After publishing on Tuesday (13th November), the former First Lady’s autobiography soared into Amazon's number one slot and generated a flurry of positive reviews whilst Obama herself graced a number of newspapers and magazine covers. Although sales data through Nielsen Bookscan won’t be available until next week, Penguin General sales director Sam Fanaken confirmed sales over the past few days have been “excellent”, exceeding expectations and already forcing the publisher to hit print again – twice.
"We are absolutely delighted with the publication of Becoming,” Fanaken said. “We shipped 350,000 across the UK and Commonwealth. Sales have got off to such a strong start that we have already reprinted twice. The book is number one on Amazon physical and audible and Waterstones has been leading the way as the biggest bricks and mortar retailer.
"The support from retailers has been extraordinary – from an incredible pre-order campaign run by Waterstones, to a brilliant launch right across the retail market. There are beautiful window displays across the country, nonstop bookseller enthusiasm on social media, celebratory events, FSDUs in supermarkets.
"The first two days’ sales have been excellent and we are looking at a bigger part week than we had hoped for. We then move straight into Black Friday week trading followed by her visit on 3rd December, so we feel very confident about the weeks ahead.”
The giant above-platform screen at Waterloo beamed images from the book on publication, as part of Viking’s biggest ever marketing campaign, and retailers have been giving it pride of place in-store.
Waterstones, particularly commended by Fanaken for its support of the book, next week launches a week-long 'Becoming pop-up shop' at 2 Bury Street devoted to books by women and non-binary people of colour. As well as hosting numerous events over the course of the week curated by gal-dem, the pop-up will exhibit photos from Obama’s life featured in the book that afterwards will be donated to Brixton’s Black Cultural Archives.
The book was meanwhile celebrated in-house with a range of attractive displays across the PRH’s London offices, themed menus and staff sales. PRH staffers managed to raise £2,000 for The Advocacy Academy through Viking’s staff sale of the book. The fundraiser for the Brixton-based non-profit social impact organisation saw the book sold at high discount (just £5). In the mix was also one limited edition signed copy for one lucky member of staff to find.
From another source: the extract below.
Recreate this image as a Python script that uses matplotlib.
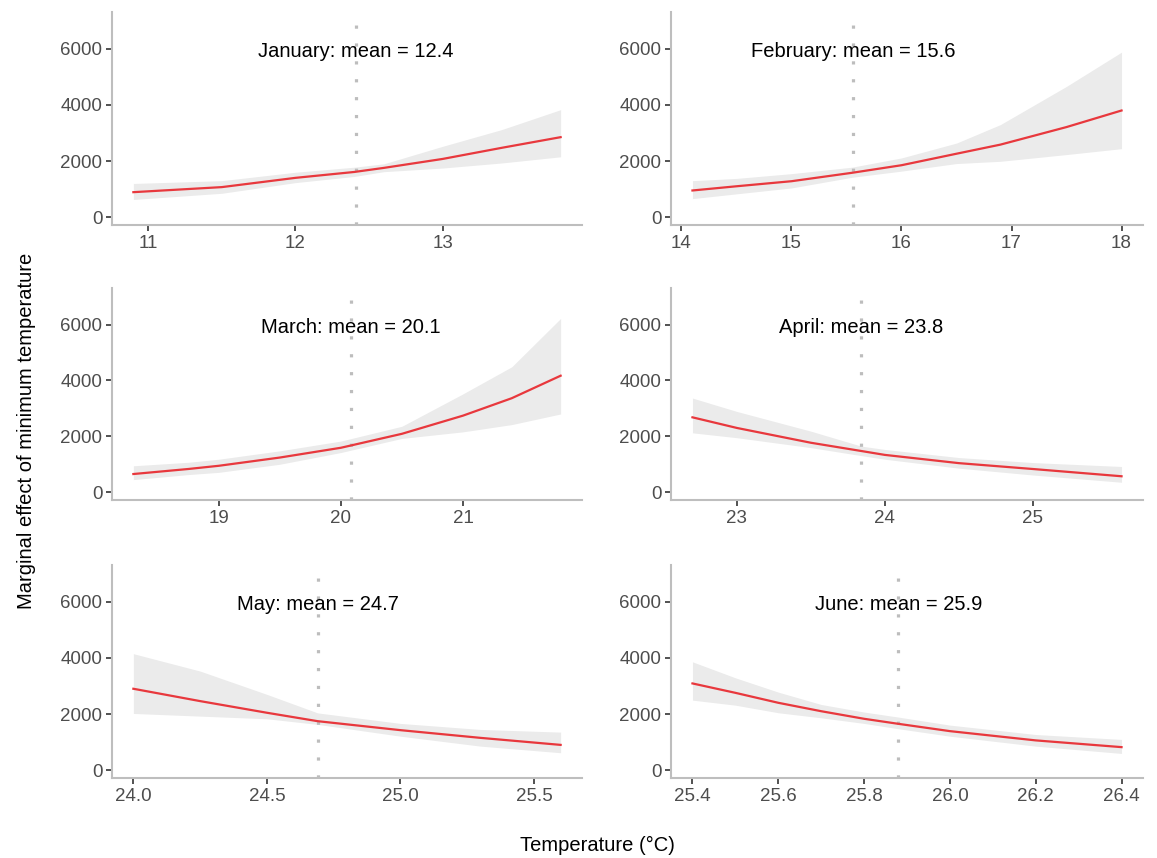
import numpy as np
import matplotlib
matplotlib.use('Agg')
import matplotlib.pyplot as plt
from matplotlib.ticker import FixedLocator

plt.rcParams['font.family'] = ['Liberation Sans', 'DejaVu Sans']

# values (temperature, fitted effect, lower / upper band)
months = ['January', 'February', 'March', 'April', 'May', 'June']
month_means = [12.4, 15.6, 20.1, 23.8, 24.7, 25.9]
vline_pos = [12.41, 15.56, 20.08, 23.84, 24.69, 25.88]

jan_t = [10.9, 11.5, 12.0, 12.4, 12.6, 13.0, 13.4, 13.8]
jan_fit = [890, 1070, 1400, 1610, 1755, 2075, 2470, 2850]
jan_lo = [630, 850, 1230, 1450, 1620, 1750, 1930, 2150]
jan_hi = [1200, 1300, 1600, 1780, 1900, 2525, 3120, 3830]

feb_t = [14.1, 14.5, 15.0, 15.55, 16.0, 16.5, 16.9, 17.5, 18.0]
feb_fit = [950, 1100, 1280, 1580, 1850, 2260, 2585, 3210, 3800]
feb_lo = [660, 830, 1040, 1420, 1640, 1910, 1990, 2230, 2440]
feb_hi = [1300, 1380, 1550, 1780, 2110, 2640, 3300, 4660, 5880]

mar_t = [18.3, 18.75, 19.0, 19.5, 20.0, 20.5, 21.0, 21.4, 21.8]
mar_fit = [650, 830, 945, 1240, 1590, 2090, 2740, 3365, 4170]
mar_lo = [450, 630, 710, 1000, 1420, 1925, 2160, 2420, 2800]
mar_hi = [945, 1070, 1180, 1480, 1830, 2360, 3520, 4490, 6220]

apr_t = [22.7, 23.0, 23.5, 23.84, 24.0, 24.5, 25.0, 25.6]
apr_fit = [2680, 2300, 1770, 1475, 1335, 1040, 830, 570]
apr_lo = [2125, 1950, 1595, 1310, 1180, 860, 615, 355]
apr_hi = [3370, 2890, 2185, 1650, 1530, 1240, 1060, 920]

may_t = [24.0, 24.25, 24.5, 24.69, 25.0, 25.3, 25.6]
may_fit = [2900, 2460, 2045, 1745, 1425, 1150, 900]
may_lo = [2020, 1925, 1830, 1630, 1210, 855, 620]
may_hi = [4150, 3530, 2700, 2040, 1665, 1450, 1355]

jun_t = [25.4, 25.5, 25.6, 25.7, 25.8, 25.88, 26.0, 26.2, 26.4]
jun_fit = [3090, 2755, 2400, 2100, 1830, 1650, 1390, 1060, 820]
jun_lo = [2495, 2315, 2045, 1865, 1665, 1475, 1210, 855, 595]
jun_hi = [3860, 3290, 2780, 2340, 2070, 1890, 1605, 1270, 1095]

x_ticks = [[11, 12, 13], [14, 15, 16, 17, 18], [19, 20, 21], [23, 24, 25],
           [24.0, 24.5, 25.0, 25.5], [25.4, 25.6, 25.8, 26.0, 26.2, 26.4]]
x_ticklabels = [['11', '12', '13'], ['14', '15', '16', '17', '18'], ['19', '20', '21'],
                ['23', '24', '25'], ['24.0', '24.5', '25.0', '25.5'],
                ['25.4', '25.6', '25.8', '26.0', '26.2', '26.4']]
y_ticks = [0, 2000, 4000, 6000]

series = [(jan_t, jan_fit, jan_lo, jan_hi), (feb_t, feb_fit, feb_lo, feb_hi),
          (mar_t, mar_fit, mar_lo, mar_hi), (apr_t, apr_fit, apr_lo, apr_hi),
          (may_t, may_fit, may_lo, may_hi), (jun_t, jun_fit, jun_lo, jun_hi)]

W, H = 1157, 858
fig = plt.figure(figsize=(W / 100, H / 100), dpi=100)

# panel boxes in pixels: left, top, right, bottom
col_x = [(112, 582), (671, 1143)]
row_y = [(12, 225), (288, 500), (565, 778)]

for k in range(6):
    r, c = divmod(k, 2)
    x0, x1 = col_x[c]
    y0, y1 = row_y[r]
    ax = fig.add_axes([x0 / W, 1 - y1 / H, (x1 - x0) / W, (y1 - y0) / H])
    t, fit, lo, hi = series[k]

    ax.fill_between(t, lo, hi, color='#EBEBEB', lw=0, zorder=1)
    ax.plot(t, fit, color='#E8383D', lw=1.6, zorder=3)
    ax.axvline(vline_pos[k], color='#BDBDBD', lw=2.3, ls=(0, (1, 4.6)), zorder=2)
    ax.text(vline_pos[k], 5900, f'{months[k]}: mean = {month_means[k]}',
            ha='center', va='center', fontsize=14.5, color='black', zorder=4)

    span = t[-1] - t[0]
    ax.set_xlim(t[0] - 0.05 * span, t[-1] + 0.05 * span)
    ax.set_ylim(-280, 7310)
    ax.xaxis.set_major_locator(FixedLocator(x_ticks[k]))
    ax.set_xticklabels(x_ticklabels[k])
    ax.yaxis.set_major_locator(FixedLocator(y_ticks))
    ax.set_yticklabels([str(v) for v in y_ticks])

    for s in ['top', 'right']:
        ax.spines[s].set_visible(False)
    for s in ['left', 'bottom']:
        ax.spines[s].set_color('#BEBEBE')
        ax.spines[s].set_linewidth(1.5)
    ax.tick_params(length=4, width=1.2, color='#333333', labelcolor='#4D4D4D',
                   labelsize=13.5, pad=3)

fig.text(597 / W, 1 - 845 / H, 'Temperature (°C)', ha='center', va='center',
         fontsize=14.5, color='black')
fig.text(27 / W, 1 - 431 / H, 'Marginal effect of minimum temperature', ha='center',
         va='center', rotation=90, fontsize=14.5, color='black')

fig.savefig('out.png', dpi=100, facecolor='white')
Currently carrying a 4.4 star rating on The Bookseller’s Books in the Media page, incoming reviews for Michelle Obama’s Becoming have hailed the former First Lady's book "compelling", "a polished pearl of a memoir" and "a tough, true story with a streak of romantic gold”.
While Radio Four made Becoming its Book of the Week, praising Obama’s honesty and wit”, Gaby Wood for The Telegraph called it “a work of realism” and its author “nothing if not inspiring”.
“That may be a strange conclusion to draw about a work of non-fiction, but one of the features of a certain kind of American memoir is an ‘inspirational’ quality that soars above life, even as it includes ‘hardscrabble’ beginnings,” wrote Wood. “Michelle Obama is nothing if not inspiring. But her story rings true, and tough. Those who’ve loved her for dancing on TV with Ellen DeGeneres or doing ‘Carpool Karaoke’ with James Corden will find that her childhood is not a comedy routine but a history lesson.”
Afua Hirsch for The Guardian also commended Obama’s authenticity: “It’s hard to be cynical about either Obama’s strength of character or her authenticity,” she said in her review. “Her book confirms what was observable about her time in the White House, that while she may have had to shape herself into the mould of what politics requires of a first lady, it was still a first lady-shaped version of something real.”
After months of the book’s contents being heavily embargoed, revelations in the book include Obama’s vehement denial she will ever run for office herself. She also opens up about her childhood on the South Side of Chicago, her romance with husband Barack and the couple’s fertility struggles before having their two daughters, and adjusting to life before and after the White House.
Obama is due to discuss the book at a sold-out live event at The Royal Festival Hall on 3rd December.